Stored entries
━━━━━━━━━━━━━━━━━━━━━━━━━━━━━━
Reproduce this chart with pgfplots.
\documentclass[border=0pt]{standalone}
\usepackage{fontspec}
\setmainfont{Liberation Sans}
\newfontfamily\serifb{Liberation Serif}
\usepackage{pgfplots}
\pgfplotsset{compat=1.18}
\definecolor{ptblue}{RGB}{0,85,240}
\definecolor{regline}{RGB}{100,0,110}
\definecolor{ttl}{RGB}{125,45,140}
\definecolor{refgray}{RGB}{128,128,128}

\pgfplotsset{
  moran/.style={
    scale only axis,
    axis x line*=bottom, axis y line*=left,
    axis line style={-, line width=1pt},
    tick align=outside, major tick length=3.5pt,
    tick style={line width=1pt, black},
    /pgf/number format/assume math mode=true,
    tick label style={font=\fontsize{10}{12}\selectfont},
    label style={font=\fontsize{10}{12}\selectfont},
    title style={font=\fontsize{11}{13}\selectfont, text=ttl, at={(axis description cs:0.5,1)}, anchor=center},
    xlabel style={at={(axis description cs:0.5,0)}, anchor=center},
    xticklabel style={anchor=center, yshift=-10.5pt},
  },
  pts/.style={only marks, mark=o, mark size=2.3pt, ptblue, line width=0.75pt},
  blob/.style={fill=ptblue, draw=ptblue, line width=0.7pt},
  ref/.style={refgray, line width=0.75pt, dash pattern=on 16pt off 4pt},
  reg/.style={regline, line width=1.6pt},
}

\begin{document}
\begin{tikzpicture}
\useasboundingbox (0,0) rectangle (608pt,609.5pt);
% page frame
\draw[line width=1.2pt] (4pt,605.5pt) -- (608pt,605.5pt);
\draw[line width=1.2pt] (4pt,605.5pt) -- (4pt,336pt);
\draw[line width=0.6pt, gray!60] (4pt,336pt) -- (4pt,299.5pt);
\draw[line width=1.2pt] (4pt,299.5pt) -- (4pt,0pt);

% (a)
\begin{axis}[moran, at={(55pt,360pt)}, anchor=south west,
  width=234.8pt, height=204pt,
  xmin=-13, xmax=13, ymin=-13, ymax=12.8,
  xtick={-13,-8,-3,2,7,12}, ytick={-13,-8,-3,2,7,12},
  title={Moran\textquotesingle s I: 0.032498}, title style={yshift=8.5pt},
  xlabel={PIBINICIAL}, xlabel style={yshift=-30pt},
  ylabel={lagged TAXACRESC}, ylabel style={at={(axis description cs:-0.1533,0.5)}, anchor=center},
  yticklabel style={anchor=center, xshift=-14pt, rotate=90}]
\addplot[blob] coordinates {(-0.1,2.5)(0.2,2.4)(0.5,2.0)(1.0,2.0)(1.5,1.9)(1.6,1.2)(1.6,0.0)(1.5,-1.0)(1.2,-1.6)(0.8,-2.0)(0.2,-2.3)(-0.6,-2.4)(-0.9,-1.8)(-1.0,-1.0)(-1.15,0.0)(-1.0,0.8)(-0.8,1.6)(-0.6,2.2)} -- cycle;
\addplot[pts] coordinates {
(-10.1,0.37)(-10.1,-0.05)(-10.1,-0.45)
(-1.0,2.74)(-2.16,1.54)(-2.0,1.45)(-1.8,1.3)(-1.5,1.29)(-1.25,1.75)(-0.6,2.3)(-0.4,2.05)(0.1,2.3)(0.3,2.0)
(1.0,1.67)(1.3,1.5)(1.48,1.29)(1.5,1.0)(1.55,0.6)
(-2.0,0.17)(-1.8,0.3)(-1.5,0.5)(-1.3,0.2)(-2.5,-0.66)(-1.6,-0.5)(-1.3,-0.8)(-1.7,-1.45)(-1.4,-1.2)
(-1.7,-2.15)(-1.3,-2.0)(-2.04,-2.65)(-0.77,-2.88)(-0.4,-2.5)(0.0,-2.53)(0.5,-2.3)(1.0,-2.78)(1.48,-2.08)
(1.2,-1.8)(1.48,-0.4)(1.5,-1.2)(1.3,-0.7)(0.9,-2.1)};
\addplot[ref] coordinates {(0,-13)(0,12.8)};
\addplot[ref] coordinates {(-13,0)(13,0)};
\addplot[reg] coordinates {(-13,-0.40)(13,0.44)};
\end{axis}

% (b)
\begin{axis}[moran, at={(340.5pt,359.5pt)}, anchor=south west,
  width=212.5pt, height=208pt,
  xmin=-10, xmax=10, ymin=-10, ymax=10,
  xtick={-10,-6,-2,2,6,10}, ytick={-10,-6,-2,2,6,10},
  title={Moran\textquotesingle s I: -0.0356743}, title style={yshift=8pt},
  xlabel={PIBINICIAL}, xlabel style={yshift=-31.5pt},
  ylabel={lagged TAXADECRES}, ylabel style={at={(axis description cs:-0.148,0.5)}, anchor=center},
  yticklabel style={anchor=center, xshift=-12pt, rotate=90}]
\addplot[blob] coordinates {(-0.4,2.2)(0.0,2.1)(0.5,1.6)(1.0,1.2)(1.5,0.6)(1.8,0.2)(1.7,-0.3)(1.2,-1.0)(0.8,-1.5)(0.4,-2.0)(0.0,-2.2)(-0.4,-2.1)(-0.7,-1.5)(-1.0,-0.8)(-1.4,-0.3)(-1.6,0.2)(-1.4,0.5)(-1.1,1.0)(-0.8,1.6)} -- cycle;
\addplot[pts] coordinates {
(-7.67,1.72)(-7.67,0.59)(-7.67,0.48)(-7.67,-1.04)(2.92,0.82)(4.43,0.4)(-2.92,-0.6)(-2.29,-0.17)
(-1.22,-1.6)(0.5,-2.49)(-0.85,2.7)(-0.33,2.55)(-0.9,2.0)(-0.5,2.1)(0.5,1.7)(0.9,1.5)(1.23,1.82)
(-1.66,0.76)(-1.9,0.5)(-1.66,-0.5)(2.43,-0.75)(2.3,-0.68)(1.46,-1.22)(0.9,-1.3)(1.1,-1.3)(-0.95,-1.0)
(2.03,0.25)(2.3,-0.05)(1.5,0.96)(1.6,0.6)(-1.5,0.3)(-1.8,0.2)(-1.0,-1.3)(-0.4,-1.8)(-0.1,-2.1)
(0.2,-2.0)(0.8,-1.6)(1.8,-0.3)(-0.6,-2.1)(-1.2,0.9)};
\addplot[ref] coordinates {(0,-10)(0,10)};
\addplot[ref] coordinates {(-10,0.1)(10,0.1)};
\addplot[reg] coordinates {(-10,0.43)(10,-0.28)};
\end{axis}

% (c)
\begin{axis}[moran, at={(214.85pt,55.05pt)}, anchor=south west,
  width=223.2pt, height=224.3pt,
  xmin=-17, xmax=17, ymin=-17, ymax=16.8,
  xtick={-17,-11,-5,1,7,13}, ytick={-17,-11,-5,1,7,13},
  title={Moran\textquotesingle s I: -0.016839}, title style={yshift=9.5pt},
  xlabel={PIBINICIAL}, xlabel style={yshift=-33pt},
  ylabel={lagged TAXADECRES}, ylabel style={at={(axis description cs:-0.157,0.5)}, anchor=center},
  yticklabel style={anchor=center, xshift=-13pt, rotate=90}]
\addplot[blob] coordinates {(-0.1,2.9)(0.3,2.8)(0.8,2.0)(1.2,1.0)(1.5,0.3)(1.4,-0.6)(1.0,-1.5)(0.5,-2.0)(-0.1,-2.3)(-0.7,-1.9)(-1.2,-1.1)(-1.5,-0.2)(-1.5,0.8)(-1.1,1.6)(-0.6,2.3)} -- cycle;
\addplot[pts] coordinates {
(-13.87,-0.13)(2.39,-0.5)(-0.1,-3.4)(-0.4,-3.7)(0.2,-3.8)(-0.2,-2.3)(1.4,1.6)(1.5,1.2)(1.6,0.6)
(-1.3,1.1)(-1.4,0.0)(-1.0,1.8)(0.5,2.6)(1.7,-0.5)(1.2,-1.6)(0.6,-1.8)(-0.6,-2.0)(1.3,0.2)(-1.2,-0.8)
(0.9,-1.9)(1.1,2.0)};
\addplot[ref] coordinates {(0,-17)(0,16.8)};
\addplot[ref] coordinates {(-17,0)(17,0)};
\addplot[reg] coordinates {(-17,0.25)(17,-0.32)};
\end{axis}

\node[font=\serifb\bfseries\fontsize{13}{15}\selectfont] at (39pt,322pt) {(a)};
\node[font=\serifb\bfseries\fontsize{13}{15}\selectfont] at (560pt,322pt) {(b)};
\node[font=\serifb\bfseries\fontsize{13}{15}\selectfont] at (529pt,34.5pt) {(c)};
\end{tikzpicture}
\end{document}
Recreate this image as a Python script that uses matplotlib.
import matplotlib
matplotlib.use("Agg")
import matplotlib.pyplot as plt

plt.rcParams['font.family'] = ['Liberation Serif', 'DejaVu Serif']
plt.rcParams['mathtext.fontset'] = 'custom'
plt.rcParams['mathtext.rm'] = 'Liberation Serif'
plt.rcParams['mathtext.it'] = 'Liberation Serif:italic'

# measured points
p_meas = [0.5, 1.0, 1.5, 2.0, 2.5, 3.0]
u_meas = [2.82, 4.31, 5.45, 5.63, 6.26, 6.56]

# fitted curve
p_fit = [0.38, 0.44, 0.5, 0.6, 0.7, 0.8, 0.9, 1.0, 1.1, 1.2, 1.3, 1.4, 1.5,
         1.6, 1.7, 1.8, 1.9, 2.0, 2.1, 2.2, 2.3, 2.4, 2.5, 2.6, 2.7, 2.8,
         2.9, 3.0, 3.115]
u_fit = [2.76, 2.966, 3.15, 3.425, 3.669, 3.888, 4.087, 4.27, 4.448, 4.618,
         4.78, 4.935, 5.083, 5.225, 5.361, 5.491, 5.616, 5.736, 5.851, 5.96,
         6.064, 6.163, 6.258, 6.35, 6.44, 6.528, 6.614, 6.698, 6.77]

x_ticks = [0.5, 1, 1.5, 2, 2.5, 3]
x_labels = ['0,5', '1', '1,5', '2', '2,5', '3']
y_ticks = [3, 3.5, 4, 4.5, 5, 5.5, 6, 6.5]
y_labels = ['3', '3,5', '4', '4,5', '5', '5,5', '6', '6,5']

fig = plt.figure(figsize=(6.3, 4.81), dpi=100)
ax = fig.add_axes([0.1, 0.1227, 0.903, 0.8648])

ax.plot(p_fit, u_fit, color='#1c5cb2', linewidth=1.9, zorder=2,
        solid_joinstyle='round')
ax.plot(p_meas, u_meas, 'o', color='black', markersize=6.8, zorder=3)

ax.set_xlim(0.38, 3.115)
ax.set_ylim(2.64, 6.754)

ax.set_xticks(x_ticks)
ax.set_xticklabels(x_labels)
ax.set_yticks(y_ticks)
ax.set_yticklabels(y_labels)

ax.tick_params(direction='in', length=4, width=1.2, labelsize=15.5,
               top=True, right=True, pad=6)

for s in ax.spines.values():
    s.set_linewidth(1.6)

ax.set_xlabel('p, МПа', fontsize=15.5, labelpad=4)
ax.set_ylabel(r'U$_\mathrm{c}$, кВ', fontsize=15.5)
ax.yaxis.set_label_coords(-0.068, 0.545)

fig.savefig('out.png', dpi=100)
━━━━━━━━━━━━━━━━━━━━━━━━━━━━━━
OBJECTIVE
Everything from the line with "Recreate this image" through the line with "import matplotlib.pyplot as plt" is to be output exactly; leave out all other lines.

OUTPUT OF THE EXERCISE
Recreate this image as a Python script that uses matplotlib.
import matplotlib
matplotlib.use("Agg")
import matplotlib.pyplot as plt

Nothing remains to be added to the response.